To address this issue in 2023, the Central Consumer Protection Authority (CCPA) issued guidelines under the Consumer Protection Act, 2019, identifying a range of such manipulative practices (dark patterns) for prevention and regulation of those. However, the non-binding nature of Annexure-I (which provides specified dark patterns illustrations) offers guidance and not interpretation of the law. This grants the CCPA scope to offer new explanations of the mentioned practices, creating uncertainty and ambiguity in enforcement procedures. This provides a loophole for the digital platforms to continue indulging in dark patterns.
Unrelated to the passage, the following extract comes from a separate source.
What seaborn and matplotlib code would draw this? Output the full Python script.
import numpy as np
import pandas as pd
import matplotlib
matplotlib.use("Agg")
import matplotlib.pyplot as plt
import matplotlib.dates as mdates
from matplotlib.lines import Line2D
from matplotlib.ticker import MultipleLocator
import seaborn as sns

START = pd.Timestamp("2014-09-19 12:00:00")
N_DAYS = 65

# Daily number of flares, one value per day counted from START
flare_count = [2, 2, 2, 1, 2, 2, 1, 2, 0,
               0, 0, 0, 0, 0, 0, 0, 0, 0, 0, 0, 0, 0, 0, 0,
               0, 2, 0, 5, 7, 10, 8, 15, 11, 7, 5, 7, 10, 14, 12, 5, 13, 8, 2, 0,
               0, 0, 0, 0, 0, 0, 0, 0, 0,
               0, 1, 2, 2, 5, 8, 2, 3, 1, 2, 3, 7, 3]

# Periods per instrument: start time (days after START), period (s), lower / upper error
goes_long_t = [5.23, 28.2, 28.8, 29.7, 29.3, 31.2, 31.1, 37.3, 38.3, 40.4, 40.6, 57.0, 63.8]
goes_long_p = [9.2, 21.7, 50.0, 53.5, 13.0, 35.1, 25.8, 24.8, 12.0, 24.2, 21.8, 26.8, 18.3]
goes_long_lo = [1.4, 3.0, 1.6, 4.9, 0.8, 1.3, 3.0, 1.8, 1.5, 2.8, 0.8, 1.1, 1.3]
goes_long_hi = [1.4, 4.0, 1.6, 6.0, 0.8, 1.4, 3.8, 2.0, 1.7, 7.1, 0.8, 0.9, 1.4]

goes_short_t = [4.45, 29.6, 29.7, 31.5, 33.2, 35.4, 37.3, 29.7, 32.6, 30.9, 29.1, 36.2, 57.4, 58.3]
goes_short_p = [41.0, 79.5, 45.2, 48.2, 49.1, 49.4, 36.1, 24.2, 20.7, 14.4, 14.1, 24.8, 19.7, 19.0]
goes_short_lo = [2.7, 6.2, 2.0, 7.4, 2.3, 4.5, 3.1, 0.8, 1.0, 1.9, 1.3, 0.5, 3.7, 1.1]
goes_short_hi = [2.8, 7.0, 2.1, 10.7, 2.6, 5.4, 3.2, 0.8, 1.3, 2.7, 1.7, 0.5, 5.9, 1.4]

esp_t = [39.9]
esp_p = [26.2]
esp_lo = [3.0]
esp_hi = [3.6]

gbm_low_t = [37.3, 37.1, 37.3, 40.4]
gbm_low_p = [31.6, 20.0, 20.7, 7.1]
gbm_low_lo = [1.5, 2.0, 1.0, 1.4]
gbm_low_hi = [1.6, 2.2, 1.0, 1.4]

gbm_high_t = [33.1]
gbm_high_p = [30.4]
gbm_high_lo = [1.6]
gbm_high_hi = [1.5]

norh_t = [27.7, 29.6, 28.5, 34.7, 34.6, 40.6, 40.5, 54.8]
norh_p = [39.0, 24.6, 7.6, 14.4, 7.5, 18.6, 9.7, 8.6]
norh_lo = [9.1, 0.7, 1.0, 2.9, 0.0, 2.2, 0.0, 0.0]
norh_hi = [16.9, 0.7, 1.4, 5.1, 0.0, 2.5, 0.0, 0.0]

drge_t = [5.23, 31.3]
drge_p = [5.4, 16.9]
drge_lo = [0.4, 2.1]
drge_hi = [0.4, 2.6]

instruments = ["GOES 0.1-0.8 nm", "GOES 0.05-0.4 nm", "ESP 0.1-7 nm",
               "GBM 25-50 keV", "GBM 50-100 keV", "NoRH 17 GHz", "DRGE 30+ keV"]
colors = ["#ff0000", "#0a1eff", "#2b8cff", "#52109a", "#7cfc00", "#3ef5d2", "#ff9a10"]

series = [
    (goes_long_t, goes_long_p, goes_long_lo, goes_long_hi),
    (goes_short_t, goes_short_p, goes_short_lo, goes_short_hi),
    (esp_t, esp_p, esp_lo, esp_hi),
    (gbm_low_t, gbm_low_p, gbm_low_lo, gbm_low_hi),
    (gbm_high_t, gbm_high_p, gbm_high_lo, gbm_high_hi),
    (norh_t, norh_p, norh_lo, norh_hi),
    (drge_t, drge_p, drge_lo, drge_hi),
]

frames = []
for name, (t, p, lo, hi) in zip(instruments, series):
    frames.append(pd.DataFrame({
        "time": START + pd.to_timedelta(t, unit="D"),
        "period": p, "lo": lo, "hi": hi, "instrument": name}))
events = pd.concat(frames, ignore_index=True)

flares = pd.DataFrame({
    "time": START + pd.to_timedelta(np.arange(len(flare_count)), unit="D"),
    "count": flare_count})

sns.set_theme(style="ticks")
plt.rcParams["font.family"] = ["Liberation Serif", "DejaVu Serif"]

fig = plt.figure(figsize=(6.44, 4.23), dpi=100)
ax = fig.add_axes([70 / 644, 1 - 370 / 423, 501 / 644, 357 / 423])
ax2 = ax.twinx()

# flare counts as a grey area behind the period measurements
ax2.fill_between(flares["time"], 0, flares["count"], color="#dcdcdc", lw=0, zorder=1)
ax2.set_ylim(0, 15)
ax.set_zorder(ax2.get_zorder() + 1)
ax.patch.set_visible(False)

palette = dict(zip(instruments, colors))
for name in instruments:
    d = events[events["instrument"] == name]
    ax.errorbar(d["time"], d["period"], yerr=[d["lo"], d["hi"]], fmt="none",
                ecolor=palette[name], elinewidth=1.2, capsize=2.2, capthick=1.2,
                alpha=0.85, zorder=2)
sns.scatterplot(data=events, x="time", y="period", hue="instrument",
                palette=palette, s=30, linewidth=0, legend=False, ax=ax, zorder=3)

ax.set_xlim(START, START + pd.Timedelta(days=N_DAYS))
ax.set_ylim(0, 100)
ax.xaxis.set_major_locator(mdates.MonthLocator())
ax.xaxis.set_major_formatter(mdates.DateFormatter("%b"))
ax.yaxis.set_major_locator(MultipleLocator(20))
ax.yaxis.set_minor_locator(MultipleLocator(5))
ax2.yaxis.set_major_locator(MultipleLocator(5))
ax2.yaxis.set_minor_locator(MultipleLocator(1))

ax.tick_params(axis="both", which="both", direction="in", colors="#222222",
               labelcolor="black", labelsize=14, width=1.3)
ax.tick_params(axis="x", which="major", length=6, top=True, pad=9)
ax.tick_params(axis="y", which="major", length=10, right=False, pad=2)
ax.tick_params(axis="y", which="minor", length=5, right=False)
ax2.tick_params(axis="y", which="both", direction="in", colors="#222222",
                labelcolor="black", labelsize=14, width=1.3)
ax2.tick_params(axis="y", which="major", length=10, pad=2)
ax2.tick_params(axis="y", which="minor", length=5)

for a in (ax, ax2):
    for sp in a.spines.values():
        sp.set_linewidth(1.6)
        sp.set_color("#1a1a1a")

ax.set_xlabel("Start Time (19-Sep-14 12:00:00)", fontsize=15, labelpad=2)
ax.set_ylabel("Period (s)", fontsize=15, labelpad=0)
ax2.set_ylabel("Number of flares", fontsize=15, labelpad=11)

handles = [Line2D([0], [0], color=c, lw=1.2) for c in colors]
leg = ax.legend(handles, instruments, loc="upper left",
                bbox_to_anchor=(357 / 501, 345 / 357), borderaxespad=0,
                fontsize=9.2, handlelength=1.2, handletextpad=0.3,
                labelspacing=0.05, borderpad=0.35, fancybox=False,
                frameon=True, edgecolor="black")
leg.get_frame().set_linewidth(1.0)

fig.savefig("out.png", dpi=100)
Currently, India's legal framework for digital platforms addresses several important areas through the Consumer Protection Act, 2019 and E-Commerce Rules, 2020. These mandate transparency in pricing and prohibit unfair trade practices; the Information Technology Rules, 2021 requires platforms to publish terms of use and establish grievance redress mechanisms; the Digital Personal Data Protection Act, 2023 ensures user consent and privacy; and the Competition Act,2002, prohibits practices like predatory pricing or market dominance abuse. However, none of these laws directly regulate user experience or interface design. Additionally, all these regulations are reactive, addressing harm after it occurs.
What India needs right now is a forward-looking, ex-ante regulatory approach, inspired by global standards for governing user experience on digital platforms. Much like the EU's Digital Markets Act, the proposed Digital Competition Bill in India, if passed, will be an ex-ante regulation addressing some issues like self-preferencing of products by platforms, restricting users from using third-party applications on their core digital services or tying-bundling of non-essential services to those demanded by users. Though it's a welcome move to improve user experience to some extent, to truly address 'enshitification', India still needs legal frameworks on design and algorithm transparency standards, clearer definitions and binding regulations on dark patterns and mandatory UX audits for large platforms.